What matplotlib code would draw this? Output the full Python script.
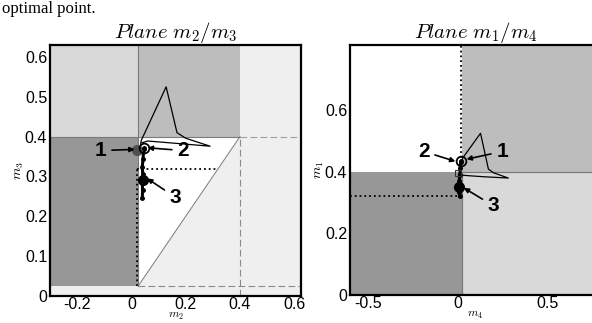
import matplotlib
matplotlib.use('Agg')
import matplotlib.pyplot as plt
from matplotlib.patches import Polygon

plt.rcParams['font.family'] = ['Liberation Sans', 'DejaVu Sans']
plt.rcParams['mathtext.fontset'] = 'cm'

# ---------------- data ----------------
eps = 0.025          # lower threshold
upper = 0.4          # upper threshold
optimum = 0.02       # dotted guide position (x)
optimum_level = 0.32 # dotted guide level (y)

xlim23 = (-0.3, 0.625)
ylim23 = (0.0, 0.63)
xlim14 = (-0.6, 0.8)
ylim14 = (0.0, 0.81)

xticks23 = [-0.2, 0.0, 0.2, 0.4, 0.6]
xticklabels23 = ['-0.2', '0', '0.2', '0.4', '0.6']
yticks23 = [0.0, 0.1, 0.2, 0.3, 0.4, 0.5, 0.6]
yticklabels23 = ['0', '0.1', '0.2', '0.3', '0.4', '0.5', '0.6']
xticks14 = [-0.5, 0.0, 0.5]
xticklabels14 = ['-0.5', '0', '0.5']
yticks14 = [0.0, 0.2, 0.4, 0.6]
yticklabels14 = ['0', '0.2', '0.4', '0.6']

# trajectory in plane m2/m3
traj23_m2 = [0.032, 0.036, 0.128, 0.168, 0.200, 0.290, 0.150, 0.060, 0.040]
traj23_m3 = [0.372, 0.390, 0.525, 0.410, 0.396, 0.376, 0.384, 0.389, 0.385]
desc23_m2 = [0.045, 0.043, 0.040, 0.042, 0.040, 0.041, 0.040]
desc23_m3 = [0.368, 0.345, 0.325, 0.305, 0.285, 0.265, 0.245]
pts23_m2 = [0.020, 0.045, 0.042]   # points 1, 2, 3
pts23_m3 = [0.367, 0.371, 0.290]

# trajectory in plane m1/m4 (x = m4, y = m1)
traj14_m4 = [0.020, 0.030, 0.128, 0.172, 0.200, 0.283, 0.150, 0.050, 0.005]
traj14_m1 = [0.430, 0.445, 0.524, 0.408, 0.396, 0.379, 0.383, 0.387, 0.390]
desc14_m4 = [0.017, 0.015, 0.012, 0.010, 0.012, 0.010, 0.011]
desc14_m1 = [0.430, 0.410, 0.390, 0.370, 0.350, 0.335, 0.320]
pts14_m4 = [0.017, 0.017, 0.010]   # points 1, 2, 3
pts14_m1 = [0.433, 0.433, 0.350]
square14 = (0.000, 0.395)

labels = ['1', '2', '3']
# annotation text positions / arrow tips
ann23_text = [(-0.114, 0.365), (0.191, 0.365), (0.162, 0.248)]
ann23_tip = [(0.012, 0.368), (0.060, 0.372), (0.058, 0.295)]
ann14_text = [(0.25, 0.465), (-0.189, 0.465), (0.20, 0.289)]
ann14_tip = [(0.050, 0.440), (-0.012, 0.433), (0.035, 0.347)]

# ---------------- style ----------------
c_dark = '#979797'
c_med = '#bdbdbd'
c_light = '#d9d9d9'
c_vlight = '#efefef'
c_line = '#7a7a7a'

fig = plt.figure(figsize=(5.92, 3.23), dpi=100)
ax1 = fig.add_axes([50/592, 27/323, 251/592, 251/323])
ax2 = fig.add_axes([350/592, 28/323, 251/592, 250/323])

fig.text(2/592, 1.0 - 1/323, 'optimal point.', family='Liberation Serif',
         fontsize=12, va='top', ha='left')

def style(ax, xlim, ylim, xt, xtl, yt, ytl):
    ax.set_xlim(*xlim)
    ax.set_ylim(*ylim)
    ax.set_xticks(xt)
    ax.set_xticklabels(xtl)
    ax.set_yticks(yt)
    ax.set_yticklabels(ytl)
    ax.tick_params(length=0, pad=2, labelsize=11.5)
    ax.tick_params(axis='x', pad=1)
    for s in ax.spines.values():
        s.set_linewidth(1.6)
        s.set_zorder(10)

# ---- left panel: plane m2/m3 ----
x0, x1 = xlim23
y0, y1 = ylim23
ax1.set_facecolor(c_vlight)
ax1.fill([x0, eps, eps, x0], [upper, upper, y1, y1], color=c_light, lw=0, zorder=0)
ax1.fill([eps, upper, upper, eps], [upper, upper, y1, y1], color=c_med, lw=0, zorder=0)
ax1.fill([x0, eps, eps, x0], [eps, eps, upper, upper], color=c_dark, lw=0, zorder=0)
ax1.add_patch(Polygon([(eps, eps), (eps, upper), (upper, upper)], closed=True,
                      facecolor='white', lw=0, zorder=0))
ax1.plot([eps, eps], [eps, y1], color=c_line, lw=0.8, zorder=1)
ax1.plot([x0, upper], [upper, upper], color=c_line, lw=0.8, zorder=1)
ax1.plot([eps, upper], [eps, upper], color=c_line, lw=0.7, zorder=1)
ax1.plot([upper, upper], [y0, upper], color='#8a8a8a', lw=0.8, ls=(0, (6, 3)), zorder=1)
ax1.plot([upper, x1], [upper, upper], color='#a0a0a0', lw=0.8, ls=(0, (6, 3)), zorder=1)
ax1.plot([eps, x1], [eps, eps], color='#8a8a8a', lw=0.8, ls=(0, (6, 3)), zorder=1)
ax1.plot([optimum, optimum], [eps, optimum_level], color='k', lw=1.3, ls=':', zorder=2)
ax1.plot([optimum, optimum_level], [optimum_level, optimum_level], color='k', lw=1.3, ls=':', zorder=2)

ax1.plot(traj23_m2, traj23_m3, color='k', lw=0.9, zorder=3)
ax1.plot(desc23_m2, desc23_m3, color='k', lw=2.2, marker='o', ms=2.5, zorder=3)
ax1.plot(pts23_m2[0], pts23_m3[0], 'o', color='#505050', ms=7, zorder=4)
ax1.plot(pts23_m2[1], pts23_m3[1], 'o', mfc='none', mec='k', mew=1.3, ms=7, zorder=5)
ax1.plot(pts23_m2[1], pts23_m3[1], 'o', color='k', ms=2.5, zorder=5)
ax1.plot(pts23_m2[2], pts23_m3[2], 'o', color='k', ms=7, zorder=4)

for lab, t, p in zip(labels, ann23_text, ann23_tip):
    ax1.annotate(lab, xy=p, xytext=t, ha='center', va='center', fontsize=15,
                 fontweight='bold', zorder=6,
                 arrowprops=dict(arrowstyle='-|>', color='k', lw=1.2,
                                 mutation_scale=7, shrinkA=2, shrinkB=0))

style(ax1, xlim23, ylim23, xticks23, xticklabels23, yticks23, yticklabels23)
ax1.set_title(r'$Plane\ m_2/m_3$', fontsize=15, pad=5)
ax1.set_xlabel(r'$m_2$', fontsize=8.5, labelpad=-1.5)
ax1.set_ylabel(r'$m_3$', fontsize=10, labelpad=-1)

# ---- right panel: plane m1/m4 ----
x0, x1 = xlim14
y0, y1 = ylim14
ax2.fill([x0, eps, eps, x0], [upper, upper, y1, y1], color='white', lw=0, zorder=0)
ax2.fill([eps, x1, x1, eps], [upper, upper, y1, y1], color=c_med, lw=0, zorder=0)
ax2.fill([x0, eps, eps, x0], [y0, y0, upper, upper], color=c_dark, lw=0, zorder=0)
ax2.fill([eps, x1, x1, eps], [y0, y0, upper, upper], color=c_light, lw=0, zorder=0)
ax2.plot([eps, eps], [y0, upper], color=c_line, lw=0.9, zorder=1)
ax2.plot([eps, x1], [upper, upper], color=c_line, lw=0.9, zorder=1)
ax2.plot([optimum, optimum], [optimum_level, y1], color='k', lw=1.3, ls=':', zorder=2)
ax2.plot([x0, optimum], [optimum_level, optimum_level], color='k', lw=1.3, ls=':', zorder=2)

ax2.plot(traj14_m4, traj14_m1, color='k', lw=0.9, zorder=3)
ax2.plot(desc14_m4, desc14_m1, color='k', lw=2.2, marker='o', ms=2.5, zorder=3)
ax2.plot(square14[0], square14[1], 's', mfc='none', mec='#333333', ms=5, mew=0.8, zorder=4)
ax2.plot(pts14_m4[0], pts14_m1[0], 'o', mfc='none', mec='k', mew=1.3, ms=7, zorder=5)
ax2.plot(pts14_m4[1], pts14_m1[1], 'o', color='k', ms=2.5, zorder=5)
ax2.plot(pts14_m4[2], pts14_m1[2], 'o', color='k', ms=7, zorder=4)

for lab, t, p in zip(labels, ann14_text, ann14_tip):
    ax2.annotate(lab, xy=p, xytext=t, ha='center', va='center', fontsize=15,
                 fontweight='bold', zorder=6,
                 arrowprops=dict(arrowstyle='-|>', color='k', lw=1.2,
                                 mutation_scale=7, shrinkA=2, shrinkB=0))

style(ax2, xlim14, ylim14, xticks14, xticklabels14, yticks14, yticklabels14)
ax2.set_title(r'$Plane\ m_1/m_4$', fontsize=15, pad=5)
ax2.set_xlabel(r'$m_4$', fontsize=8.5, labelpad=-1.5)
ax2.set_ylabel(r'$m_1$', fontsize=10, labelpad=-1)

fig.savefig('out.png', dpi=100)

Directions for this task:
Leave out the pictures and repeat the lines from the start of the material through the line with "yticklabels14 = ['0', '0.2', '0.4', '0.6']", inclusive.

Output below:
What matplotlib code would draw this? Output the full Python script.
import matplotlib
matplotlib.use('Agg')
import matplotlib.pyplot as plt
from matplotlib.patches import Polygon

plt.rcParams['font.family'] = ['Liberation Sans', 'DejaVu Sans']
plt.rcParams['mathtext.fontset'] = 'cm'

# ---------------- data ----------------
eps = 0.025          # lower threshold
upper = 0.4          # upper threshold
optimum = 0.02       # dotted guide position (x)
optimum_level = 0.32 # dotted guide level (y)

xlim23 = (-0.3, 0.625)
ylim23 = (0.0, 0.63)
xlim14 = (-0.6, 0.8)
ylim14 = (0.0, 0.81)

xticks23 = [-0.2, 0.0, 0.2, 0.4, 0.6]
xticklabels23 = ['-0.2', '0', '0.2', '0.4', '0.6']
yticks23 = [0.0, 0.1, 0.2, 0.3, 0.4, 0.5, 0.6]
yticklabels23 = ['0', '0.1', '0.2', '0.3', '0.4', '0.5', '0.6']
xticks14 = [-0.5, 0.0, 0.5]
xticklabels14 = ['-0.5', '0', '0.5']
yticks14 = [0.0, 0.2, 0.4, 0.6]
yticklabels14 = ['0', '0.2', '0.4', '0.6']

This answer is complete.